On Track Betting
Competitively, the U.S. remains the most powerful track and field nation in the world. Yet when it comes to the interest of the American public, the sport is limping like a sprinter with two torn hamstrings. Attendance at meets is down, long-standing events have been canceled, and media coverage is dwindling. In an effort to turn things around, USA Track & Field (USATF), the sport's national governing body, secured sponsorship from Mobil, Nike and Visa for a series of five indoor meets to be held on consecutive weekends this winter and televised by NBC. Having thus taken a stride toward increasing the sport's exposure, USATF promptly long-jumped into the absurd, announcing just before the second event in the series, last Friday's Reno Air Games, that it had persuaded the Eldorado Race and Sports Book in Reno to take action on the meet.
"We had to introduce new elements to make track more entertaining to the casual fan," said meet director John Mansoor. After consulting with sports-gambling experts in Las Vegas, the folks at the Eldorado set a line on eight of the meet's 16 events. "To protect the meet's integrity," said Mansoor, the USATF required all athletes to sign a statement saying they would not place any bets, even on themselves.
Despite all the hoopla, gambling on the meet was light, though spectators got a couple of payoffs nonetheless. Michael Johnson, a 1-to-5 favorite, set a world indoor record of 44.97 seconds in the 400 meters, and Jackie Joyner-Kersee, who went off at even money, ran 6.67 to break the U.S. indoor mark for the 50-meter hurdles. Those are the sorts of numbers American track should be betting on.

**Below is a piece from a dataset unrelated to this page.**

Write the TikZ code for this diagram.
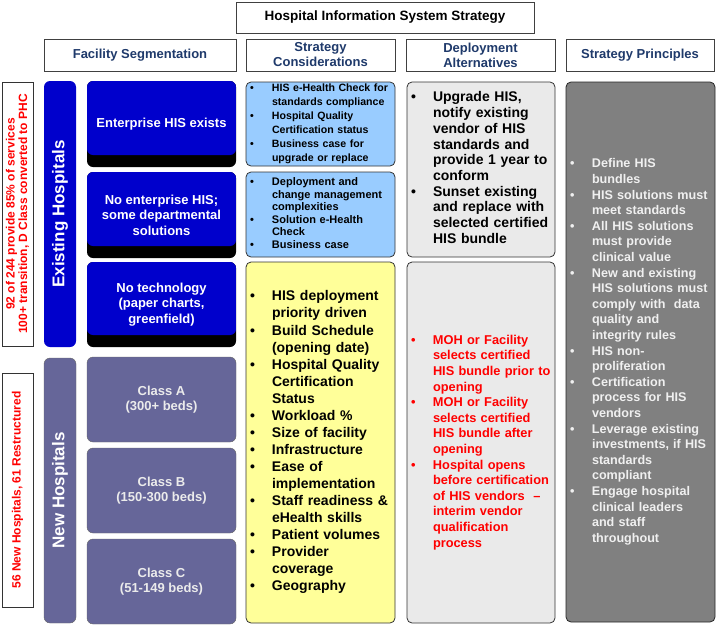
\documentclass[tikz,border=0pt]{standalone}
\usepackage{fontspec}
\setmainfont{Liberation Sans}
\definecolor{hisblue}{HTML}{0000CC}
\definecolor{hisslate}{HTML}{666699}
\definecolor{hissky}{HTML}{99CCFF}
\definecolor{hisyellow}{HTML}{FFFF99}
\definecolor{hislight}{HTML}{EAEAEA}
\definecolor{hisgray}{HTML}{808080}
\definecolor{hisnavy}{HTML}{1F3A6B}
\definecolor{hisred}{HTML}{FF0000}
\newcommand{\bl}{\textbullet}
\newcommand{\hislist}[1]{\begin{tabular}{@{}p{22pt}@{}l@{}}#1\end{tabular}}
\begin{document}
\begin{tikzpicture}[x=1pt,y=-1pt,
  head/.style={draw=black!75, line width=0.8pt, fill=white, text=hisnavy, align=center, inner sep=0pt,
    minimum height=32pt, font=\fontsize{13}{15}\selectfont\bfseries},
  note/.style={draw=black!80, line width=0.8pt, text=hisred, rotate=90, align=center, inner sep=0pt,
    minimum height=31pt, font=\fontsize{12}{12.5}\selectfont\bfseries},
  bar/.style={rounded corners=6pt, rotate=90, text=white, inner sep=0pt,
    minimum height=32pt, font=\fontsize{17}{20}\selectfont\bfseries},
  seg/.style={rounded corners=6pt, fill=black, text=white, align=center, inner sep=0pt,
    minimum width=149pt, minimum height=86pt, font=\fontsize{13}{15.4}\selectfont\bfseries,
    path picture={\fill[hisblue, rounded corners=6pt] (path picture bounding box.north west)
      rectangle ([yshift=12pt]path picture bounding box.south east);}},
  cls/.style={rounded corners=6pt, fill=hisslate, draw=black!60, text=white!92!black, align=center, inner sep=0pt,
    minimum width=149pt, minimum height=85pt, font=\fontsize{13}{15.6}\selectfont\bfseries},
  list/.style={rounded corners=5pt, draw=black!80, line width=0.8pt, align=left,
    text width=141pt, inner xsep=4pt, inner ysep=0pt}]
\useasboundingbox (0,0) rectangle (719,629);

\node [draw=black!75, line width=0.8pt, inner sep=0pt, minimum width=298pt, minimum height=31pt,
  font=\fontsize{13.5}{15}\selectfont\bfseries] (title) at (385,17.5) {Hospital Information System Strategy};

\node [head, minimum width=192pt] (fac) at (140,55) {Facility Segmentation};
\node [head, minimum width=149pt] (con) at (320.5,55) {Strategy\\Considerations};
\node [head, minimum width=149pt] (dep) at (480.5,55) {Deployment\\Alternatives};
\node [head, minimum width=148pt] (pri) at (640,55) {Strategy Principles};

\node [note, minimum width=264pt] (oldnote) at (17.5,214) {92 of 244 provide 85\% of services\\100+ transition, D Class converted to PHC};
\node [note, minimum width=234pt] (newnote) at (17.5,490) {56 New Hospitals, 61 Restructured};

\node [bar, fill=hisblue, minimum width=266pt] (exist) at (60,214) {Existing Hospitals};
\node [bar, fill=hisslate, draw=black!60, minimum width=265pt] (new) at (60,490.5) {New Hospitals};

\node [seg] (ent) at (161.5,124) {Enterprise HIS exists};
\node [seg] (dept) at (161.5,215) {No enterprise HIS;\\some departmental\\solutions};
\node [seg, minimum height=85pt] (notech) at (161.5,304.5) {No technology\\(paper charts,\\greenfield)};
\node [cls] (clsa) at (161.5,399.5) {Class A\\(300+ beds)};
\node [cls] (clsb) at (161.5,490.5) {Class B\\(150-300 beds)};
\node [cls] (clsc) at (161.5,581.5) {Class C\\(51-149 beds)};

\node [list, fill=hissky, minimum height=84pt, font=\fontsize{10.6}{14}\selectfont\bfseries] (conent) at (320.5,124) {\hislist{
  \bl & HIS e-Health Check for\\
      & standards compliance\\
  \bl & Hospital Quality\\
      & Certification status\\
  \bl & Business case for\\
      & upgrade or replace}};
\node [list, fill=hissky, minimum height=85pt, font=\fontsize{11}{12.6}\selectfont\bfseries] (condept) at (320.5,214.5) {\hislist{
  \bl & Deployment and\\
      & change management\\
      & complexities\\
  \bl & Solution e-Health\\
      & Check\\
  \bl & Business case}};
\node [list, fill=hisyellow, minimum height=361pt, font=\fontsize{14}{17.06}\selectfont\bfseries] (connew) at (320.5,442.5) {\hislist{
  \bl & HIS deployment\\
      & priority driven\\
  \bl & Build Schedule\\
      & (opening date)\\
  \bl & Hospital Quality\\
      & Certification\\
      & Status\\
  \bl & Workload \%\\
  \bl & Size of facility\\
  \bl & Infrastructure\\
  \bl & Ease of\\
      & implementation\\
  \bl & Staff readiness \&\\
      & eHealth skills\\
  \bl & Patient volumes\\
  \bl & Provider\\
      & coverage\\
  \bl & Geography}};

\node [list, fill=hislight, text width=140pt, minimum height=175pt, font=\fontsize{14}{15.7}\selectfont\bfseries] (depold) at (481,169.5) {\hislist{
  \bl & Upgrade HIS,\\
      & notify existing\\
      & vendor of HIS\\
      & standards and\\
      & provide 1 year to\\
      & conform\\
  \bl & Sunset existing\\
      & and replace with\\
      & selected certified\\
      & HIS bundle}};
\node [list, fill=hislight, text width=140pt, minimum height=361pt, text=hisred, font=\fontsize{12.8}{15.6}\selectfont\bfseries] (depnew) at (481,442.5) {\hislist{
  \bl & MOH or Facility\\
      & selects certified\\
      & HIS bundle prior to\\
      & opening\\
  \bl & MOH or Facility\\
      & selects certified\\
      & HIS bundle after\\
      & opening\\
  \bl & Hospital opens\\
      & before certification\\
      & of HIS vendors~ –\\
      & interim vendor\\
      & qualification\\
      & process}};

\node [list, fill=hisgray, draw=black!85, minimum height=540pt, text=white!94!black, font=\fontsize{12.6}{15.6}\selectfont\bfseries] (prin) at (640.5,352) {\hislist{
  \bl & Define HIS\\
      & bundles\\
  \bl & HIS solutions must\\
      & meet standards\\
  \bl & All HIS solutions\\
      & must provide\\
      & clinical value\\
  \bl & New and existing\\
      & HIS solutions must\\
      & comply with~ data\\
      & quality and\\
      & integrity rules\\
  \bl & HIS non-\\
      & proliferation\\
  \bl & Certification\\
      & process for HIS\\
      & vendors\\
  \bl & Leverage existing\\
      & investments, if HIS\\
      & standards\\
      & compliant\\
  \bl & Engage hospital\\
      & clinical leaders\\
      & and staff\\
      & throughout}};
\end{tikzpicture}
\end{document}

How bad are things going for the Philadelphia 76ers this season? Well, as of Monday the Sixers had lost 18 of their last 22 games—scoring an average of just under 97 points during that stretch—and appeared headed for their worst offensive season since 1955-56. Given such anemic numbers, perhaps it's fitting that after a recent Philly loss to the Atlanta Hawks, the headline in The New York Times read HAWKS 107, 75ERS 92.
Far be it from us to second-guess Bora Milutinovic, the coach who last summer guided the U.S. out of the first round of the World Cup. Even farther be it from us to suggest that anyone could have tended goal for the U.S. team better than Tony Meola, whose sangfroid was essential to the team's advancing. But it's curious how the careers of Meola and Brad Friedel, his understudy, have stalled—while those of two goalkeepers that Milutinovic overlooked, Kasey Keller and Juergen Sommer, have prospered.
Friedel signed with Newcastle United of England's Premier League but was denied a work permit in the U.K. and is now back home in Ohio, waiting for his agent to sort things out. Meola spent much of his first post-Cup winter with the Buffalo Blizzard of the indoor National Professional Soccer League—which is like going from Carnegie Hall to a grade-school recital—and had mixed success in 11 games. He has since signed to play this summer with the Long Island Rough Riders of the outdoor, but no less small-time, United States Independent Soccer League. Earlier this month he left the Blizzard to begin a five-week run in the off-Broadway show Tony N' Tina's Wedding, where, in a stretch, he's playing Tony, a role pioneered by another Italian-American has-been athlete, Lee Mazzilli.
Meanwhile, even as Keller and Sommer remain two names that fans in the U.S. have probably never heard of, each is an established player in England's First Division. Keller recently had three straight clean sheets, or shutouts, for Millwall, which is now in the round of 16 of the FA Cup, the English equivalent of the NFL playoffs. As for Sommer, he led Luton Town into last season's FA Cup semis. Given their success, one has to wonder if Meola shouldn't be climbing onto a different stage.